Be prepared for unexpected comfort in the atypical proportions of this Japanese oak chair. Challenging archetypes that have come before, the Scout has a particularly wide and curved backrest that offers all the ease of an armchair—without the arms. German-born designer Christian Haas parries expectations in other ways as well—a result, perhaps, as a ceramics and glassware expert now living in Porto, Portugal and bringing an outsider view to furniture. Christian pulls off his vision in collaboration with Japanese heritage brand Karimoku New Standard, who can achieve the innovative structure and unique proportions through a synthesis of computer-driven cutting techniques and painstaking hand-craftsmanship, completely rendered with a refined matte finish, in KNS's Japanese factories.
30" h x 22.75" w x 18.25" d (76.5x57.5x46.5cm)
Seat: 18" h (46cm)
Sustainably-sourced Japanese oak
Made in Japan
Karimoku New Standard
A traditional Japanese maker of wood furniture for 70-odd years, Karimoku turned an exciting new page when it relaunched in 2009 with an international roster of contributing designers as Karimoku New Standard. The reboot was twofold—to create modern pieces using its heritage of Japanese craftsmanship techniques and to revitalize native forests by targeting significantly undervalued hardwoods. That precious resource, from low-diameter chestnut, maple and oak trees, had previously ended up mostly as wood chips for paper pulp.
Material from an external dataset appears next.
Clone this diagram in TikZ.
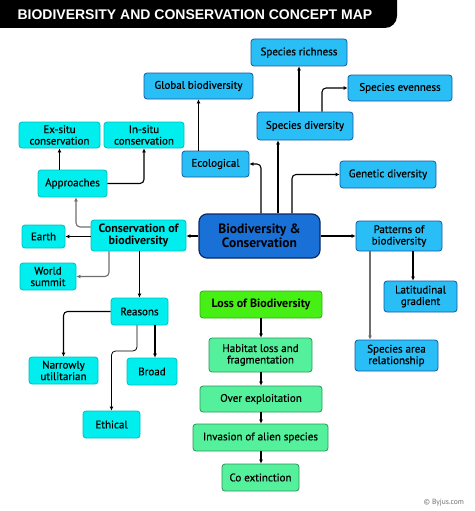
\documentclass[tikz,border=0pt]{standalone}
\usepackage{fontspec}
\setmainfont{PT Sans}
\newfontfamily\medfont{PT Sans}[FakeBold=0.6]
\newfontfamily\titlefont{Liberation Sans}
\usetikzlibrary{arrows.meta}
\definecolor{cyanF}{RGB}{0,238,238}
\definecolor{cyanB}{RGB}{0,190,190}
\definecolor{blueF}{RGB}{41,190,245}
\definecolor{blueB}{RGB}{20,90,160}
\definecolor{mainF}{RGB}{25,112,215}
\definecolor{mainB}{RGB}{10,40,100}
\definecolor{lossF}{RGB}{70,240,20}
\definecolor{lossB}{RGB}{50,170,20}
\definecolor{grF}{RGB}{85,240,155}
\definecolor{grB}{RGB}{40,150,90}
\definecolor{lineG}{RGB}{110,110,110}
\tikzset{
  box/.style={draw, line width=0.8pt, rounded corners=3pt, inner sep=0pt, align=center,
    font=\medfont\fontsize{11}{11.5}\selectfont, text=black},
  cbox/.style={box, fill=cyanF, draw=cyanB},
  bbox/.style={box, fill=blueF, draw=blueB},
  gbox/.style={box, fill=grF, draw=grB},
  arr/.style={draw=black, line width=1.1pt, -{Latex[length=4pt,width=4pt]}, rounded corners=4pt},
  garr/.style={arr, draw=lineG},
}
\begin{document}
\begin{tikzpicture}[x=1pt,y=-1pt]
\useasboundingbox (0,0) rectangle (474,511);
% title bar
\fill[black] (0,0) -- (397,0) [rounded corners=12pt] -- (397,28) [sharp corners] -- (0,28) -- cycle;
\node[text=white, font=\titlefont\bfseries\fontsize{14}{15}\selectfont, anchor=west] (title) at (14,14.5) {BIODIVERSITY AND CONSERVATION CONCEPT MAP};

% nodes
\node[bbox, minimum width=96pt, minimum height=27pt] (sr) at (299,52.5) {Species richness};
\node[bbox, minimum width=109pt, minimum height=26pt] (gb) at (198.5,86) {Global biodiversity};
\node[bbox, minimum width=104pt, minimum height=26pt] (se) at (400,88) {Species evenness};
\node[bbox, minimum width=96pt, minimum height=28pt] (sd) at (305,126) {Species diversity};
\node[cbox, minimum width=81pt, minimum height=26pt] (ex) at (59.5,135) {Ex-situ\\conservation};
\node[cbox, minimum width=80pt, minimum height=26pt] (ins) at (144,135) {In-situ\\conservation};
\node[cbox, minimum width=69pt, minimum height=27pt] (ap) at (72.5,183.5) {Approaches};
\node[bbox, minimum width=67pt, minimum height=26pt] (eco) at (215.5,164) {Ecological};
\node[cbox, minimum width=43pt, minimum height=23pt] (earth) at (43.5,236.5) {Earth};
\node[cbox, minimum width=95pt, minimum height=31pt, font=\bfseries\fontsize{12}{12.5}\selectfont] (cons) at (138.5,235.5) {Conservation of\\biodiversity};
\node[cbox, minimum width=56pt, minimum height=27pt] (ws) at (48,276.5) {World\\summit};
\node[box, fill=mainF, draw=mainB, line width=1.2pt, rounded corners=8pt, minimum width=121pt, minimum height=44pt, font=\bfseries\fontsize{13.5}{14}\selectfont] (main) at (259.5,236) {Biodiversity \&\\Conservation};
\node[bbox, minimum width=96pt, minimum height=27pt] (gen) at (388,174.5) {Genetic diversity};
\node[bbox, minimum width=86pt, minimum height=30pt] (pat) at (399,236) {Patterns of\\biodiversity};
\node[bbox, minimum width=73pt, minimum height=31pt] (lat) at (420.5,296.5) {Latitudinal\\gradient};
\node[bbox, minimum width=83pt, minimum height=31pt] (sar) at (396.5,355.5) {Species area\\relationship};
\node[cbox, minimum width=57pt, minimum height=27pt] (rea) at (139.5,311.5) {Reasons};
\node[cbox, minimum width=69pt, minimum height=27pt] (nar) at (63.5,370.5) {Narrowly\\utilitarian};
\node[cbox, minimum width=50pt, minimum height=27pt] (broad) at (152,371.5) {Broad};
\node[cbox, minimum width=57pt, minimum height=27pt] (eth) at (111.5,424.5) {Ethical};
\node[box, fill=lossF, draw=lossB, minimum width=122pt, minimum height=27pt, font=\bfseries\fontsize{12}{12.5}\selectfont] (loss) at (261,304.5) {Loss of Biodiversity};
\node[gbox, minimum width=103pt, minimum height=34pt] (hab) at (260.5,355) {Habitat loss and\\fragmentation};
\node[gbox, minimum width=122pt, minimum height=26pt] (over) at (261,399) {Over exploitation};
\node[gbox, minimum width=135pt, minimum height=27pt] (inv) at (260.5,437.5) {Invasion of alien species};
\node[gbox, minimum width=77pt, minimum height=27pt] (co) at (260.5,477.5) {Co extinction};
\node[text=lineG, font=\fontsize{7.5}{8}\selectfont] (copy) at (444,503) {\textcopyright\ Byjus.com};

% connectors
\draw[arr] (main.west) -- (cons.east |- main.west);
\draw[arr] (cons.west |- earth) -- (earth.east);
\draw[garr] ([xshift=-29.5pt]cons.south) |- (ws.east);
\draw[garr] ([yshift=8.5pt]cons.west) -| ([xshift=3.5pt]ap.south);
\draw[arr] (ex.south |- ap.north) -- (ex.south);
\draw[arr] (ap.east) -| (ins.south);
\draw[arr] (rea.north |- cons.south) -- (rea.north);
\draw[arr] (rea.west) -| (nar.north);
\draw[arr] ([xshift=3pt]broad.north |- rea.south) -- ([xshift=3pt]broad.north);
\coordinate (ethbend) at (137,351);
\draw[arr, line width=0.8pt] (ethbend |- rea.south) -- (ethbend) -| (eth.north);
\draw[arr] ([xshift=1.5pt]main.north) |- (eco.east);
\draw[arr] (gb.south |- eco.north) -- (gb.south);
\draw[arr] ([xshift=18.5pt]main.north) -- ([xshift=18.5pt]main.north |- sd.south);
\draw[arr] (sr.south |- sd.north) -- (sr.south);
\draw[arr] ([xshift=17pt]sd.north) |- (se.west);
\draw[arr] ([xshift=32.5pt]main.north) |- (gen.west);
\draw[arr] (main.east) -- (pat.west |- main.east);
\draw[arr] ([xshift=-7.5pt]lat.north |- pat.south) -- ([xshift=-7.5pt]lat.north);
\draw[garr] ([xshift=-29pt]pat.south) -- ([xshift=-29pt]pat.south |- sar.north);
\draw[arr] (loss.south) -- (loss.south |- hab.north);
\draw[arr] (loss.south |- hab.south) -- (loss.south |- over.north);
\draw[arr] (loss.south |- over.south) -- (loss.south |- inv.north);
\draw[arr] (loss.south |- inv.south) -- (loss.south |- co.north);
\end{tikzpicture}
\end{document}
Meanwhile, the design world was gobsmacked by the company’s splendidly functional, often joyously colored furnishings emanating from its collaborating partners. From European, Scandinavian and Japanese creative talents, they include Swedish studio TAF, the Swiss team Big-Game and cult Dutch design duo Scholten & Baijings. The revived Karimoku concept, termed “high-tech and high-touch” by brand creative director David Glaettli, melds the latest technology with unstinting hand-finishing for a truly collectable array of refreshingly unique standouts.